For a subject that is the underlying element in all subjects (remember even musical notes have a mathematical underlay), it is surprising that the subject creates phobia in youngsters. Compare this with the comment of Maryam Mirzakhani, the only female mathematician to have won the Fields Medal, that "...the most rewarding part (of doing Mathematics) is the "Aha" moment, the excitement of discovery and enjoyment of understanding something new  the feeling of being on top of a hill and having a clear view.' Not a view that most people would agree with, I think.
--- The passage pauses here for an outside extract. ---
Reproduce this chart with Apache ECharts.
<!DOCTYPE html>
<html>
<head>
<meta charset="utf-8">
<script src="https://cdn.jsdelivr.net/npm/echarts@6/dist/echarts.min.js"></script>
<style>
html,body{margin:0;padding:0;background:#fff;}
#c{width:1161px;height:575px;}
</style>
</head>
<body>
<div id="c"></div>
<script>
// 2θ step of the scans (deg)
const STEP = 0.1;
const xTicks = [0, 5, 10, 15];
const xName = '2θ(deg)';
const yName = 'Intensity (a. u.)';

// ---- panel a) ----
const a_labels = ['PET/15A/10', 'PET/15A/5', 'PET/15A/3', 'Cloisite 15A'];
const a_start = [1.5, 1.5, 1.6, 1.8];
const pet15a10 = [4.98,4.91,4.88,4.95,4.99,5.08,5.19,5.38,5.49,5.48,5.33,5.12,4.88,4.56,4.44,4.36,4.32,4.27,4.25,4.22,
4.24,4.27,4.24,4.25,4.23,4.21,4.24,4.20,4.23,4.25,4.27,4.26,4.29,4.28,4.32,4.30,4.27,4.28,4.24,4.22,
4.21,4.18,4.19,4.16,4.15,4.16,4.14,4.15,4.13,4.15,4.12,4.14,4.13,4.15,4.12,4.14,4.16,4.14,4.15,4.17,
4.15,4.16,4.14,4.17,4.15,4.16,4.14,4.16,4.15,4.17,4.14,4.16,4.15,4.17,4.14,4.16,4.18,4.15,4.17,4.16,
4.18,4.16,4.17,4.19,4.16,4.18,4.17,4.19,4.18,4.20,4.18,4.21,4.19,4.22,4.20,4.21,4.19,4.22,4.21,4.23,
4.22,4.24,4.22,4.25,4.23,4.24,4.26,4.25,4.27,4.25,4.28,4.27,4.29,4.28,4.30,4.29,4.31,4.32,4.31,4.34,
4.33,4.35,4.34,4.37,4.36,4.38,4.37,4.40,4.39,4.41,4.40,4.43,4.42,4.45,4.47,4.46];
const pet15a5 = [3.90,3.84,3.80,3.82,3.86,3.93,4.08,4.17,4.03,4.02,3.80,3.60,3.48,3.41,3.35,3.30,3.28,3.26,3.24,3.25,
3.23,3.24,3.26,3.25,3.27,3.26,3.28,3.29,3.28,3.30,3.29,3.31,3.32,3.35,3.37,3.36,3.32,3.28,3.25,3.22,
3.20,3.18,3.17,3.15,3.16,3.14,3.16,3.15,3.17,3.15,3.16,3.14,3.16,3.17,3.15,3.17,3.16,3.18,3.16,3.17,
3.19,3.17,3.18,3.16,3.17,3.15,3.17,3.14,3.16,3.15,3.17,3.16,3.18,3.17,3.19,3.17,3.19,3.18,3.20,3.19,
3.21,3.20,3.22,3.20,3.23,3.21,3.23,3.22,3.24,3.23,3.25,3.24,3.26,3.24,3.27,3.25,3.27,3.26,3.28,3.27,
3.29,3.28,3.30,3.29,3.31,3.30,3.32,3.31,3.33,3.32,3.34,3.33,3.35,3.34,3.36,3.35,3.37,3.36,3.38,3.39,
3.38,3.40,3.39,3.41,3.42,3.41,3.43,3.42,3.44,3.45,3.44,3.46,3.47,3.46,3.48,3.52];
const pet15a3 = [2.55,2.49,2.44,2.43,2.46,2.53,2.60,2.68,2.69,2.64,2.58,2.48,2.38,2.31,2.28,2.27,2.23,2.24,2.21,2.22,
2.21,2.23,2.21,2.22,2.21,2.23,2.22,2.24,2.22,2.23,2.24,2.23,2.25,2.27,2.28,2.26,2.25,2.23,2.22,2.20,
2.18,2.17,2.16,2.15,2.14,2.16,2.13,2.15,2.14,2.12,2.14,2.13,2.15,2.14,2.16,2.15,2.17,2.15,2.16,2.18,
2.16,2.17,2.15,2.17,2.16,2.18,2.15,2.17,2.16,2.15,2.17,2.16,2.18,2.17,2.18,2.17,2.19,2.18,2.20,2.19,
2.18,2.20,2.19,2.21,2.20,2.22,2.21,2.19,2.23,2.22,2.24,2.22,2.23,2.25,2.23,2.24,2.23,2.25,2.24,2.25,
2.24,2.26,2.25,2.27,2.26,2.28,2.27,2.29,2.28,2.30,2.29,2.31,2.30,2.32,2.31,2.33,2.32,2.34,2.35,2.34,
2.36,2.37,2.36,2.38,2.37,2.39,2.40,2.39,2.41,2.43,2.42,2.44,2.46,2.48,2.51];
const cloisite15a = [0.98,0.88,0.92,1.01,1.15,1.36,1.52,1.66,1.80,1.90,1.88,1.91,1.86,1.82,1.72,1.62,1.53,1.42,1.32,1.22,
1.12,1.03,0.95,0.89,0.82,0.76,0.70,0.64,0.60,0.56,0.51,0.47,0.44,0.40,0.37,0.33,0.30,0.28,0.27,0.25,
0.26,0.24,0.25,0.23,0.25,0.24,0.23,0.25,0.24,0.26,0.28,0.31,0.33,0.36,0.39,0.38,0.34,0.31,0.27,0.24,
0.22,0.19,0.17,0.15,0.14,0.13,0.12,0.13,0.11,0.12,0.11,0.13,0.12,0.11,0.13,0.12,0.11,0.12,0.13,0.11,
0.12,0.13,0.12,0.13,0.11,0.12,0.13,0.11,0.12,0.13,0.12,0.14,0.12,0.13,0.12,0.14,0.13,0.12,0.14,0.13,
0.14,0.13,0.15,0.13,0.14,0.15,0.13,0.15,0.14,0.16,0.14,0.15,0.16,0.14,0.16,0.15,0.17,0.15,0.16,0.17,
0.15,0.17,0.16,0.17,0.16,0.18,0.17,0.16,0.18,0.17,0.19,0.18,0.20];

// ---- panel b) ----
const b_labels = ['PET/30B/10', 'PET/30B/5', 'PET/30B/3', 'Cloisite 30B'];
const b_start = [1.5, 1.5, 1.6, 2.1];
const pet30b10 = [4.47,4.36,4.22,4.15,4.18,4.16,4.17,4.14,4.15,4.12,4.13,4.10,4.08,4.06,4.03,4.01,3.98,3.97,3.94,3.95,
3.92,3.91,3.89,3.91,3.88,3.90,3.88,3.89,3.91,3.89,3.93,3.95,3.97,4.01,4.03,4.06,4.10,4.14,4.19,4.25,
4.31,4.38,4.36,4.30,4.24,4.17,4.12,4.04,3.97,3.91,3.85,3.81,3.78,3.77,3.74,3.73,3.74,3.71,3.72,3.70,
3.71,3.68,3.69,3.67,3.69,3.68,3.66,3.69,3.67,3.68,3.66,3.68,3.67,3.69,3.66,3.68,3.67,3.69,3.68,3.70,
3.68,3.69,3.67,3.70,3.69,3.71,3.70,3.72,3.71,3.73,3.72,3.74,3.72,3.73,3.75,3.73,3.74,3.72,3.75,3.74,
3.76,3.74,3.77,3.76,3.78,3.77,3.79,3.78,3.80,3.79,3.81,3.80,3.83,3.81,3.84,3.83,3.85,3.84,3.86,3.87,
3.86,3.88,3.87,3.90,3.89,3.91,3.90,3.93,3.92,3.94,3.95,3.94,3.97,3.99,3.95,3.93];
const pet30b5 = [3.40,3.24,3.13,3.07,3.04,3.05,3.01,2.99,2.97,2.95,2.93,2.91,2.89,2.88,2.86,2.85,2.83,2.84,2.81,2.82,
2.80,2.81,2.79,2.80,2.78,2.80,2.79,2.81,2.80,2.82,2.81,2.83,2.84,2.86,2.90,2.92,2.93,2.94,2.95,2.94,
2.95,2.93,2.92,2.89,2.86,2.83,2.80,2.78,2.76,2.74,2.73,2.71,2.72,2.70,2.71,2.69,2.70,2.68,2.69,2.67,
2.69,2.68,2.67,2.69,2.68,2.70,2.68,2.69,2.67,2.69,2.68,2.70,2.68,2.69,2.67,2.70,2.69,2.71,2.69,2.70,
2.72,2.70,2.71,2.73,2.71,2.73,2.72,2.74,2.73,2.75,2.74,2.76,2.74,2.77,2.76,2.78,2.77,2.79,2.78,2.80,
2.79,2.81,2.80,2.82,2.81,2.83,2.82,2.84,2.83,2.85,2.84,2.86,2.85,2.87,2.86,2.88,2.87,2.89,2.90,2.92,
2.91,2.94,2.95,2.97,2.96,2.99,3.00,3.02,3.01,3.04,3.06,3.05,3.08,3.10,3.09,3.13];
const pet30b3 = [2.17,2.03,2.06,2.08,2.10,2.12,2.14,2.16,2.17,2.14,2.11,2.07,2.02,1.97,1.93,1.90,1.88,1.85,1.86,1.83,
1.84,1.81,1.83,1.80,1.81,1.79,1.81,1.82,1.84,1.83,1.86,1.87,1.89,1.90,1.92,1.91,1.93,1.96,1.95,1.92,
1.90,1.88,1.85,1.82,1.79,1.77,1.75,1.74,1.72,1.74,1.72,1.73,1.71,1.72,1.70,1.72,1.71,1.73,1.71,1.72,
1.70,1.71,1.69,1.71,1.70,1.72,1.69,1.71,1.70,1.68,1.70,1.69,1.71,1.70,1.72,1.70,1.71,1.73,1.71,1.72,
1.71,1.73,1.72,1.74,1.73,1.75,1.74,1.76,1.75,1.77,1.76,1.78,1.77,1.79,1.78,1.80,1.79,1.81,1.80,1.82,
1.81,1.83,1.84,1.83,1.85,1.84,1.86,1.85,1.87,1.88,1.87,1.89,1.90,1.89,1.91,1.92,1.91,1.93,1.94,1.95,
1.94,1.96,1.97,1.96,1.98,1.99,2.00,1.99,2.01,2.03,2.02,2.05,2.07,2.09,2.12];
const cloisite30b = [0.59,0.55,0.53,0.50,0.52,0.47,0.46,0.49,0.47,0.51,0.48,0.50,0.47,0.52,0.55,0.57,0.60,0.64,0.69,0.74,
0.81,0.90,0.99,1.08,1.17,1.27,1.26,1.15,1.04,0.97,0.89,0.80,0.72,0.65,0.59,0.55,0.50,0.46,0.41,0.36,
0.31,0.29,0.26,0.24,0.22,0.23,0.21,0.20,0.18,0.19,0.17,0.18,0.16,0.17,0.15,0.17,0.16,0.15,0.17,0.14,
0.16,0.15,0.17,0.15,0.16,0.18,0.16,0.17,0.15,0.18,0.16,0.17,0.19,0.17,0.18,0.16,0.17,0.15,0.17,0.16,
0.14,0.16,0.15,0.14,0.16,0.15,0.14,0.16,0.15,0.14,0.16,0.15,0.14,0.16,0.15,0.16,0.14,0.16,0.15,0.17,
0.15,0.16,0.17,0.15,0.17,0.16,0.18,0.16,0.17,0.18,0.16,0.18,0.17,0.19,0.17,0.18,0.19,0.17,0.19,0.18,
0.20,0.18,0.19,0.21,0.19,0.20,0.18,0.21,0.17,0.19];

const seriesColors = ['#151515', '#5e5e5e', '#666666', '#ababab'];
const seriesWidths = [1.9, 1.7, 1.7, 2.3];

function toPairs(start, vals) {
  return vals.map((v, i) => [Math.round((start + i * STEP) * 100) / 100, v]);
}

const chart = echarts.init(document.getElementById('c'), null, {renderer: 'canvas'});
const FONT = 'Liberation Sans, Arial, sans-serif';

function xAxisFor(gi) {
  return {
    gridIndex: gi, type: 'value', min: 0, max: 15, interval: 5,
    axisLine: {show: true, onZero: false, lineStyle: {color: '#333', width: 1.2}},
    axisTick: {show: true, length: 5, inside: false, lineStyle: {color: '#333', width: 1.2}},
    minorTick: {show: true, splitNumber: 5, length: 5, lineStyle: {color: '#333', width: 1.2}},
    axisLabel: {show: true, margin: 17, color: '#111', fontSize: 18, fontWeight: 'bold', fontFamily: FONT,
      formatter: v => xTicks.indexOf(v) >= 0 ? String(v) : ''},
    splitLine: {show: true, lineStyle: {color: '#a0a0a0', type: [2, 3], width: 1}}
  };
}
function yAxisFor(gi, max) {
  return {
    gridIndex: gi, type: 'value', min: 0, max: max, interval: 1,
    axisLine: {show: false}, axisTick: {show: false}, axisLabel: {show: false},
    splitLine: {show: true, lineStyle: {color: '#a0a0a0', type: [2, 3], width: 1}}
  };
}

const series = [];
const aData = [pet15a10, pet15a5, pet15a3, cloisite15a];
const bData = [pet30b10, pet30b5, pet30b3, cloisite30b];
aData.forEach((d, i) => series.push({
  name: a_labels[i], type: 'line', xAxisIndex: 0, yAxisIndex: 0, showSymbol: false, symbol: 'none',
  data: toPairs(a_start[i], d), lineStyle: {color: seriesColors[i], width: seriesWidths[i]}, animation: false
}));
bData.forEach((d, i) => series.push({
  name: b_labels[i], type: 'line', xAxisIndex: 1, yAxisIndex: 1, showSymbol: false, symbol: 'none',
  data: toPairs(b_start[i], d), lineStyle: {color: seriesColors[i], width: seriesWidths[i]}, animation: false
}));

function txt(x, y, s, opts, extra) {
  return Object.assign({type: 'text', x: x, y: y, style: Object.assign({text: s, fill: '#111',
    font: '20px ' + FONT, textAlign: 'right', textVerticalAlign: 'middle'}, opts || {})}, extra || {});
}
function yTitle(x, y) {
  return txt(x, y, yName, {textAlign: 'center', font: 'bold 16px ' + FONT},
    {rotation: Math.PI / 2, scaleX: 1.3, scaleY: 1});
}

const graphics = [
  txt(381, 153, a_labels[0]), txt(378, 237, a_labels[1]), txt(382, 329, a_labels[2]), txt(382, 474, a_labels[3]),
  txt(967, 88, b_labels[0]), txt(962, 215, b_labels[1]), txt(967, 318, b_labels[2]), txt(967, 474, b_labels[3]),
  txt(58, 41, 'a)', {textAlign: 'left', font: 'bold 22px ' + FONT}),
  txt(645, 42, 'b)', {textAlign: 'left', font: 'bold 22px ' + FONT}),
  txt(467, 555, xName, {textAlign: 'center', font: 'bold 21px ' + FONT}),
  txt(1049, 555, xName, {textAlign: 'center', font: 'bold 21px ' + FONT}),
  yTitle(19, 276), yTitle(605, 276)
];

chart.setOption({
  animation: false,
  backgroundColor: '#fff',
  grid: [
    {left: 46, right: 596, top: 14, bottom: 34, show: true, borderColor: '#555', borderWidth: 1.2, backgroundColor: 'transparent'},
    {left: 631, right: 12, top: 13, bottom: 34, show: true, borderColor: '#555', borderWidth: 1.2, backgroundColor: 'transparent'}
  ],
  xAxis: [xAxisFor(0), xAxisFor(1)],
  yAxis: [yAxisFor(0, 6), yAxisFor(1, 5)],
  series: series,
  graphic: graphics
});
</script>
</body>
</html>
Yet, Indians and Mathematics have an old association. The concepts developed by Aryabhatta (whose work on the place value system indicated an implicit understanding and use of the concept of zero, it is argued) and Brahmagupta are acknowledged as seminal works from the fifth century. And, there are more such masters of yore. And, the contribution in the modern era has come from many other geniuses, most wellknown of which is the enigmatic Srinivasa Ramanujam. The tradition has continued and the Fields Medal in 2014 to Manjul Bhargava (based in Princeton University) was welcomed widely in India as he spoke eloquently of his childhood influences of Sanskirt, Mathematics and Indian classical music.
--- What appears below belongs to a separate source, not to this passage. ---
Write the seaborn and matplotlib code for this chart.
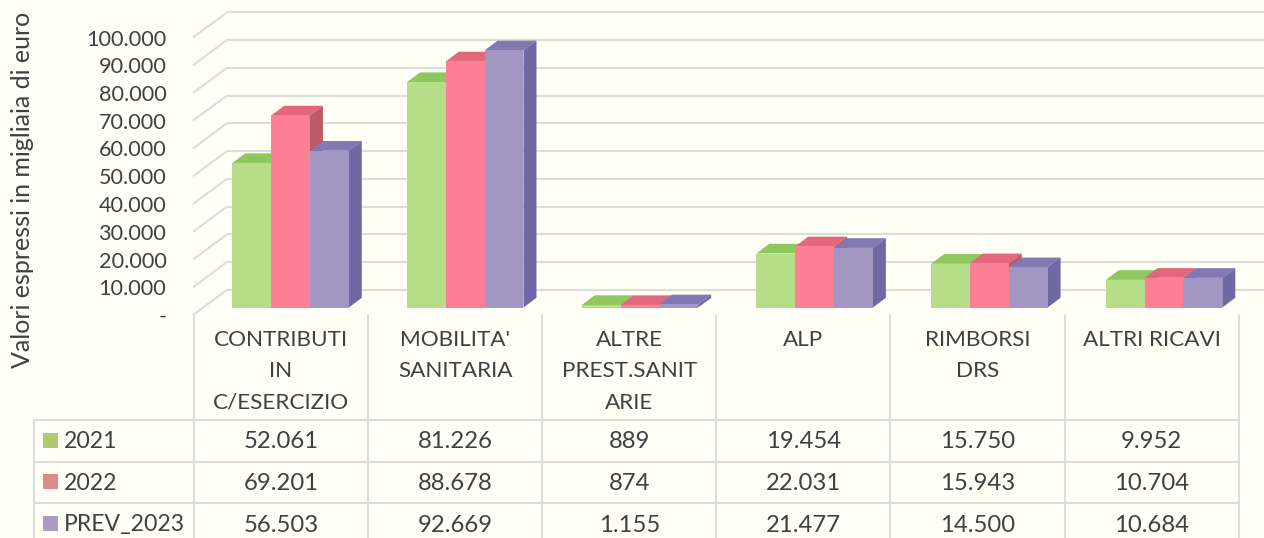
import matplotlib
matplotlib.use("Agg")
import matplotlib.pyplot as plt
import pandas as pd
import seaborn as sns
from matplotlib.lines import Line2D
from matplotlib.patches import Polygon, Rectangle
from matplotlib.transforms import Affine2D

categories = ["CONTRIBUTI\nIN\nC/ESERCIZIO", "MOBILITA'\nSANITARIA", "ALTRE\nPREST.SANIT\nARIE",
              "ALP", "RIMBORSI\nDRS", "ALTRI RICAVI"]
series_names = ["2021", "2022", "PREV_2023"]
values_2021 = [52061, 81226, 889, 19454, 15750, 9952]
values_2022 = [69201, 88678, 874, 22031, 15943, 10704]
values_2023 = [56503, 92669, 1155, 21477, 14500, 10684]
y_ticks = [0, 10000, 20000, 30000, 40000, 50000, 60000, 70000, 80000, 90000, 100000]
y_label = "Valori espressi in migliaia di euro"

BG = "#FFFFF5"
TXT = "#404040"
GRID = "#DCDCDB"
front = ["#B6DD88", "#FC7F93", "#A296C3"]
top = ["#8FC75F", "#E3687B", "#8278B2"]
side = ["#7FB050", "#BD5A68", "#7068A5"]
swatch = ["#AECB72", "#DC8A8A", "#B09AC4"]

W, H = 1264, 538
CELL = 174.7
TABLE_CELL = 174.1
TABLE_L = 194.0
BAR_L = 203.2
BASE_Y = 307.5
SCALE_H = 277.5

sns.set_theme(style="white")
plt.rcParams["font.family"] = ["Lato", "DejaVu Sans"]

fig = plt.figure(figsize=(W / 100, H / 100), dpi=100, facecolor=BG)
ax = fig.add_axes([BAR_L / W, (H - BASE_Y) / H, 6 * CELL / W, SCALE_H / H], facecolor="none")
px = Affine2D().scale(1, -1).translate(0, H)

df = pd.DataFrame({
    "cat": categories * 3,
    "serie": sum([[s] * len(categories) for s in series_names], []),
    "val": values_2021 + values_2022 + values_2023,
})
sns.barplot(data=df, x="cat", y="val", hue="serie", order=categories, hue_order=series_names,
            palette=front, saturation=1, width=2 / 3, gap=0, legend=False, linewidth=0, ax=ax)
ax.set_xlim(-0.5, 5.5)
ax.set_ylim(0, 100000)
ax.set_xlabel("")
sns.despine(ax=ax, left=True, bottom=True)

per_x = CELL
per_y = SCALE_H / 100000
depth_x, depth_y = 13 / per_x, 9.7 / per_y

# 3D faces of each bar, derived from the bars seaborn has drawn
for i, cont in enumerate(ax.containers):
    for bar in cont:
        x0, w, h = bar.get_x(), bar.get_width(), bar.get_height()
        bar.set_zorder(5 + 2 * i)
        ax.add_patch(Polygon([(x0, h), (x0 + depth_x, h + depth_y), (x0 + w + depth_x, h + depth_y), (x0 + w, h)],
                             closed=True, fc=top[i], ec="none", zorder=4 + 2 * i, clip_on=False))
        ax.add_patch(Polygon([(x0 + w, 0), (x0 + w + depth_x, depth_y), (x0 + w + depth_x, h + depth_y), (x0 + w, h)],
                             closed=True, fc=side[i], ec="none", zorder=4 + 2 * i, clip_on=False))

# wall grid: back lines and diagonal side lines
wall_dx = 23.8 / per_x
wall_dy = 17.7 / per_y
front_dx = -10.2 / per_x
front_dy = -7.5 / per_y
for t in y_ticks:
    ax.plot([-0.5 + front_dx, -0.5 + wall_dx], [t + front_dy, t + wall_dy], color=GRID, lw=1.5, zorder=1,
            clip_on=False, solid_capstyle="butt")
    ax.plot([-0.5 + wall_dx, 5.5 + wall_dx], [t + wall_dy, t + wall_dy], color=GRID, lw=1.5, zorder=1,
            clip_on=False, solid_capstyle="butt")

# value axis labels
ax.set_yticks(y_ticks)
ax.set_yticklabels(["-" if t == 0 else f"{t:,}".replace(",", ".") for t in y_ticks],
                   fontsize=15.6, color=TXT)
ax.tick_params(axis="y", length=0, pad=26.5)
for lab in ax.get_yticklabels():
    lab.set_transform(lab.get_transform() + Affine2D().translate(0, -7.5))
ax.set_ylabel(y_label, fontsize=18, color=TXT)
ax.yaxis.set_label_coords((34 - BAR_L) / (6 * CELL), (BASE_Y - 190) / SCALE_H)

# category labels, centred on the table cells
ax.set_xticks(range(len(categories)))
ax.set_xticklabels(categories, fontsize=16.2, color=TXT, linespacing=1.72, va="top", ha="center")
ax.tick_params(axis="x", length=0, pad=16)
for c, lab in enumerate(ax.get_xticklabels()):
    shift = (TABLE_L + (c + 0.5) * TABLE_CELL) - (BAR_L + (c + 0.5) * CELL)
    lab.set_transform(lab.get_transform() + Affine2D().translate(shift, 0))

# data table
LEFT = 33.5
ROW_TOP = 420.0
rows_y = [ROW_TOP, 461.5, 503.0]
row_centers = [440.0, 481.0, 523.0]
edges = [TABLE_L + i * TABLE_CELL for i in range(7)]
for y in rows_y:
    fig.add_artist(Line2D([LEFT, edges[-1]], [y, y], transform=px, color=GRID, lw=1.5))
fig.add_artist(Line2D([LEFT, LEFT], [ROW_TOP, H], transform=px, color=GRID, lw=1.5))
for x in edges:
    fig.add_artist(Line2D([x, x], [315, H], transform=px, color=GRID, lw=1.5))

for r, (name, vals) in enumerate(zip(series_names, [values_2021, values_2022, values_2023])):
    cy = row_centers[r]
    fig.add_artist(Rectangle((43, cy - 7), 15, 15, transform=px, fc=swatch[r], ec="none"))
    fig.text(64, cy, name, transform=px, fontsize=16.6, color=TXT, va="center_baseline", ha="left")
    for c, v in enumerate(vals):
        fig.text(TABLE_L + (c + 0.5) * TABLE_CELL, cy, f"{v:,}".replace(",", "."), transform=px,
                 fontsize=17.2, color=TXT, va="center_baseline", ha="center")

fig.savefig("out.png", dpi=100, facecolor=BG)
Pure Mathematics, however, is not a glamourous arena. Instead, those accolades go to the inventors of technological products. In this context, it would be interesting to recall a comment from Bhargava who said that 'Mathematics and Science in India, at least in recent times, are being viewed as "tools for Engineering or Medicine" and "not viewed as subjects and careers" in themselves.'
Can this be changed? The Indian Mathematical Society is over 100 years old, having been established in 1907, and believes that more homegrown mathematicians can be produced, given societal encouragement and recognition, coupled with better teaching at school level where curious and questioning minds ought to be stimulated. Perhaps, using the techniques of Vedic Mathematics could be an answer. After all, the rise of Kumon and UCMAS classes are ample proof that Indian parents need no convincing on the utility of Mathematics in grooming youngsters.
Truly what we need to have is less mystery on the subject and more popularity created by generating enthusiasm for the magic of numbers!